Bottled syrup will last for quite awhile if stored in a cool, dry location. It’s best to use it within 12 months, and once a bottle is open, make sure to keep it refrigerated. You may notice a trace amount of what looks like sand accumulate on the bottom of the bottle. It’s called niter and is a harmless, natural byproduct of the syrup making process. The final filtering prior to bottling will eliminate most of the niter, but some may still make its way into the final product.

28. Cleaning up

As you might imagine, this whole sticky process involves some cleaning up at the end. Since the sap we start out with is the consistency of water, the buckets and pails aren’t too bad as they just end up being a little tacky to the touch. Simple hot water with a bit of bleach added works great. Don’t use any type of dish soap on the buckets or holding tank as it’s very hard to get rid of the residual taste of the soap. The real messy part is the bottling in the kitchen. Each year we try to optimize that process a bit more, but ultimately syrup seems to drip everywhere. Oh well, it comes with the territory, I guess.

29. The off-season

When the trees begin to bud and the flowers of spring appear, the time for sugaring is done. The fleeting flurry of activity of the previous few weeks is tucked away with the buckets and taps, set aside to collect dust for the rest of the year. Throughout the summer and autumn we’ll find time to split some wood for the next round, freshen up the shack, and tinker with the design of the rig at a more leisurely, deliberate pace. All the while, the canopy of maple leaves rustles overhead.

30. Why we do it

If I think about it too much, in the end, the numbers really don’t add up.

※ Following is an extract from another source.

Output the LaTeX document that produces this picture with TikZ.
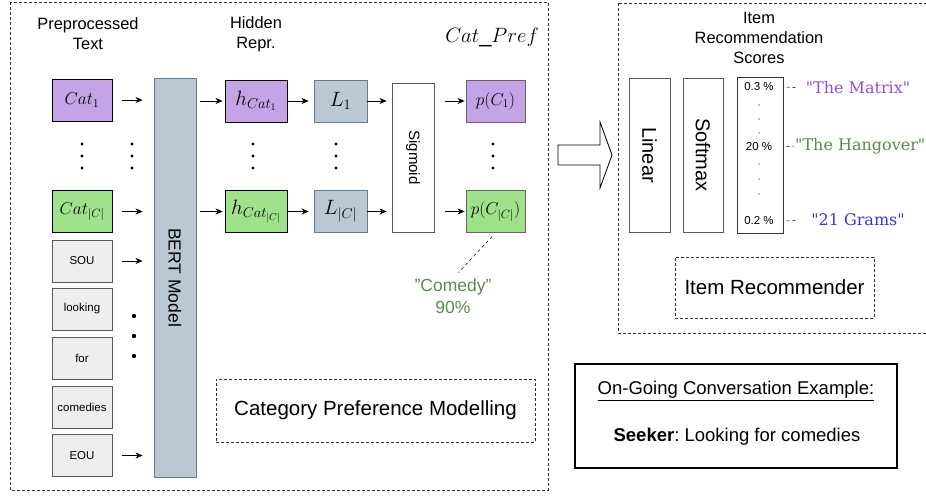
\documentclass[tikz,border=0pt]{standalone}
\usepackage{fontspec}
\setmainfont{Liberation Sans}
\newfontfamily\titlefont{DejaVu Serif}
\usetikzlibrary{arrows.meta,positioning}

\definecolor{catpurple}{HTML}{C3A3E6}
\definecolor{catgreen}{HTML}{A0E28C}
\definecolor{bertblue}{HTML}{BAC8D3}
\definecolor{bertline}{HTML}{23445D}
\definecolor{tokgray}{HTML}{EEEEEE}
\definecolor{comedygreen}{HTML}{5B8A4E}
\definecolor{matrixpurple}{HTML}{8B4FE0}
\definecolor{gramsblue}{HTML}{3737DD}

\begin{document}
\begin{tikzpicture}[x=1pt, y=-1pt,
  every node/.style={inner sep=0pt},
  arr/.style={-{Stealth[length=7pt,width=6pt,inset=2pt]}, line width=0.8pt},
  catbox/.style={draw, line width=0.8pt, minimum width=60, minimum height=42, font=\fontsize{18}{20}\selectfont},
  tokbox/.style={draw=black!65, fill=tokgray, line width=0.8pt, minimum width=60, minimum height=42, font=\fontsize{11.5}{13}\selectfont},
  bluebox/.style={draw=bertline!70, fill=bertblue, line width=0.8pt, minimum height=42, font=\fontsize{22}{24}\selectfont},
  plainbox/.style={draw=black!65, line width=0.8pt},
  areabox/.style={draw=black!80, line width=0.7pt, dash pattern=on 3pt off 2pt},
  header/.style={align=center, font=\fontsize{16.4}{20}\selectfont},
  bigtext/.style={font=\fontsize{20.5}{24}\selectfont},
  movie/.style={font=\titlefont\fontsize{16}{18}\selectfont}]
\useasboundingbox (0,0) rectangle (926,496);

% Category preference part
\draw[areabox] (10,2) rectangle (548,490);
\node[header] (prepro) at (88,34) {Preprocessed\\Text};
\node[header] (hidden) at (256,34) {Hidden\\Repr.};
\node[font=\fontsize{22}{24}\selectfont] (catpref) at (492,37) {$Cat\_Pref$};

% Input column: categories and tokens
\node[catbox, fill=catpurple] (cat1) at (82,100) {$Cat_1$};
\node[catbox, fill=catgreen] (catc) at (82,211.5) {$Cat_{|C|}$};
\node[tokbox] (sou) at (82,261) {SOU};
\node[tokbox] (looking) at (82,309) {looking};
\node[tokbox] (tfor) at (82,358.5) {for};
\node[tokbox] (comedies) at (82,407.5) {comedies};
\node[tokbox] (eou) at (82,455.5) {EOU};

% BERT encoder
\node[bluebox, minimum width=42, minimum height=399] (bert) at (175,277.5) {};
\node[rotate=-90, font=\fontsize{17.5}{20}\selectfont] at (bert) {BERT Model};

% Hidden states, linear heads, sigmoid, probabilities
\node[catbox, fill=catpurple, minimum width=62, font=\fontsize{20}{22}\selectfont] (h1) at (256,101) {$h_{Cat_1}$};
\node[catbox, fill=catgreen, minimum width=62, font=\fontsize{20}{22}\selectfont] (hc) at (256,211.5) {$h_{Cat_{|C|}}$};
\node[bluebox, minimum width=53] (l1) at (340.5,101) {$L_1$};
\node[bluebox, minimum width=53] (lc) at (340.5,211.5) {$L_{|C|}$};
\node[plainbox, minimum width=42, minimum height=149] (sig) at (413,157.5) {};
\node[rotate=-90, font=\fontsize{15}{18}\selectfont] at (sig) {Sigmoid};
\node[catbox, draw=black!60, fill=catpurple, minimum width=59, font=\fontsize{17}{20}\selectfont] (p1) at (495.5,101) {$p(C_1)$};
\node[catbox, draw=black!60, fill=catgreen, minimum width=59, font=\fontsize{17}{20}\selectfont] (pc) at (495.5,211.5) {$p(C_{|C|})$};

% Arrows into BERT
\draw[arr, shorten <=10pt, shorten >=11pt] (cat1) -- (cat1 -| bert.west);
\draw[arr, shorten <=10pt, shorten >=11pt] (catc) -- (catc -| bert.west);
\draw[arr, shorten <=10pt, shorten >=11pt] (sou) -- (sou -| bert.west);
\draw[arr, shorten <=10pt, shorten >=11pt] (eou) -- (eou -| bert.west);

% Arrows through the heads
\draw[arr, shorten <=4pt, shorten >=2pt] (bert.east |- h1) -- (h1);
\draw[arr, shorten <=4pt, shorten >=2pt] (bert.east |- hc) -- (hc);
\draw[arr, shorten >=5pt] (h1) -- (l1);
\draw[arr, shorten >=5pt] (hc) -- (lc);
\draw[arr, shorten >=5pt] (l1) -- (l1 -| sig.west);
\draw[arr, shorten >=5pt] (lc) -- (lc -| sig.west);
\draw[arr, shorten <=11pt, shorten >=1pt] (sig.east |- p1) -- (p1);
\draw[arr, shorten <=11pt, shorten >=1pt] (sig.east |- pc) -- (pc);

% Vertical dots between the rows
\foreach \x in {82,132,253,336,493}
  \foreach \d in {-12,0,12}
    \fill (\x,156+\d) circle (1.6);
\foreach \y in {316,336,356}
  \fill (134,\y) circle (2.2);

% Top category
\node[align=center, text=comedygreen, font=\fontsize{17.5}{22}\selectfont] (comedy) at (453,296) {"Comedy"\\90\%};
\draw[dashed, line width=0.5pt, shorten <=5pt, shorten >=8pt] (pc.south) -- (comedy.north);

\node[areabox, bigtext, minimum width=319, minimum height=63] (catmodel) at (375.5,410.5) {Category Preference Modelling};

% Hand-over to the recommender
\draw[line width=0.8pt, fill=white] (558,145) -- (600,145) -- (600,122) -- (612,155) -- (600,188) -- (600,165) -- (558,165) -- cycle;

% Item recommender part
\draw[areabox] (618,3) rectangle (935,333);
\node[header] (scorehead) at (759,38) {Item\\Recommendation\\Scores};
\node[plainbox, minimum width=41, minimum height=154] (linear) at (649.5,155) {};
\node[rotate=-90, font=\fontsize{20}{22}\selectfont] at (linear) {Linear};
\node[plainbox, minimum width=40, minimum height=154] (softmax) at (703,155) {};
\node[rotate=-90, font=\fontsize{20}{22}\selectfont] at (softmax) {Softmax};
\node[draw=black!80, line width=1pt, minimum width=46, minimum height=156] (scores) at (760,155) {};
\node[font=\fontsize{11.5}{13}\selectfont] (s1) at (759,87) {0.3 \%};
\node[font=\fontsize{11.5}{13}\selectfont] (s2) at (759,147) {20 \%};
\node[font=\fontsize{11.5}{13}\selectfont] (s3) at (759,221) {0.2 \%};
\foreach \y in {105,119,133,164,179,194}
  \fill (759,\y) circle (0.6);

% Recommended movies
\node[movie, text=matrixpurple] (matrix) at (858,88) {"The Matrix"};
\node[movie, text=comedygreen, anchor=west] (hangover) at (795,146) {"The Hangover"};
\node[movie, text=gramsblue] (grams) at (858,220) {"21 Grams"};
\draw[dashed, line width=0.5pt, shorten <=3pt, shorten >=9pt] (scores.east |- s1) -- (matrix.west);
\draw[dashed, line width=0.5pt, shorten <=3pt, shorten >=1pt] (scores.east |- s2) -- (hangover.west);
\draw[dashed, line width=0.5pt, shorten <=3pt, shorten >=14pt] (scores.east |- s3) -- (grams.west);

\node[areabox, bigtext, minimum width=199, minimum height=61] (itemrec) at (774.5,287.5) {Item Recommender};

% Conversation example
\node[draw, line width=1.8pt, minimum width=322, minimum height=104] (conv) at (736,416) {};
\node[font=\fontsize{18.5}{22}\selectfont] (convhead) at (736,391) {\underline{On-Going Conversation Example:}};
\node[font=\fontsize{18.5}{22}\selectfont\frenchspacing] (seeker) at (737,437) {\textbf{Seeker}: Looking for comedies};

\end{tikzpicture}
\end{document}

The cost of the equipment and supplies, the effort of the daily collection of sap, the endless hours of boiling. It would be easier to just buy a jug of the stuff at Wegmans and call it a day. But, I’d miss out on a little extra time with my brother, the hopeful sounds of northbound geese, and a brief respite from the noise of the modern world. But more than anything, it’s an opportunity to just slow down. Naturalist John Burroughs once wrote, “I go to nature to be soothed and healed, and to have my senses put in order.” I like the sound of that. I like it a lot.

31. Sweet!

Now, crack open a bottle and enjoy. You’ve earned it!